Another possibility would be to decide that you are happy to crop the overflow by using overflow: hidden
. Perhaps you might think that hiding the overflow would have been a better default, however, the fact that CSS chooses to make the overflow visible by default (and not hidden) is a clue to a core value of designing CSS. In CSS (as in most places), we try to avoid data loss. When we talk about data loss in CSS, we are typically describing some of your content going missing. In the case of overflow: hidden
, the overflowing content disappears. This means that we have no way to get to it to see what we have missed out on.
In some cases, this could be a real problem. If you have managed to create a design so fragile that the button of your form is in the cropped-off area, your user has no ability to complete the form. If the final paragraph is trimmed off, we never know how the story ends! Also, the problem with things vanishing is that it isn’t always obvious that they have gone. As the designer, you may not spot the problem, especially if it only happens in certain viewport sizes in a responsive design. Your users may not spot the problem — they just don’t see the call to action, or think it is somehow their problem they can’t place their order and so go away. However, if things overflow messily, you will tend to spot it. Or, at worse, someone using the site will spot it and let you know.

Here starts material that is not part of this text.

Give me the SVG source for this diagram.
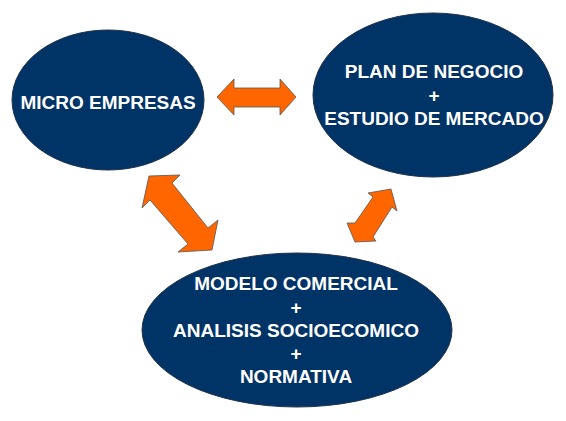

So this is why CSS overflows in a messy, visible way. By showing you the overflow, you are more likely to get a chance to fix it than if it hides the overflow. With the overflow
property, however, you get a chance to make the decision yourself about what should happen. If you would prefer the overflow be cropped (which may be the right decision in some cases), use overflow: hidden
.
Data Loss And Alignment
The better alignment abilities we have gained in recent years also have the potential for data loss. Consider a column of flex items that are up against the edge of the viewport and with different sizes. Aligned to flex-start
, the items all stick out more to the right. Aligned to center
, however, the longer item would actually end up off the side of the viewport. Alignment could therefore cause data loss.
To prevent accidental data loss caused by alignment, CSS now has some new keywords which can be used along with the alignment properties. These are specified in the Box Alignment specification — the specification which deals with alignment across all layout methods including Grid and Flexbox. They are currently only supported in Firefox. In our example above, if we set align-items: safe center
, then the final item would become aligned to start
rather than forcing the content to be centered. This would prevent the data loss caused by the item being centered and therefore pushed off the side of the viewport.
If you do want the alignment (even if it would cause overflow), then you can specify unsafe center
. You’ve then requested that the browser does your chosen alignment no matter what then happens to the content. If you have Firefox, then you can see the two examples: one with safe and the second with unsafe alignment.
In the talk on which I based this article, I described web design as being a constant battle against overflow. One of the truths of designing for the web is that it’s very hard to know how tall or how large (in the block dimension any element that contains text will be. However, as I have shown above, we have never had so many ways to manage overflow or the potential of overflow. This means that our designs can be far more resilient, and we can create patterns that will work with varying amounts of content. These might seem like small shifts in our capabilities, but I think the possibilities they open up to us are huge.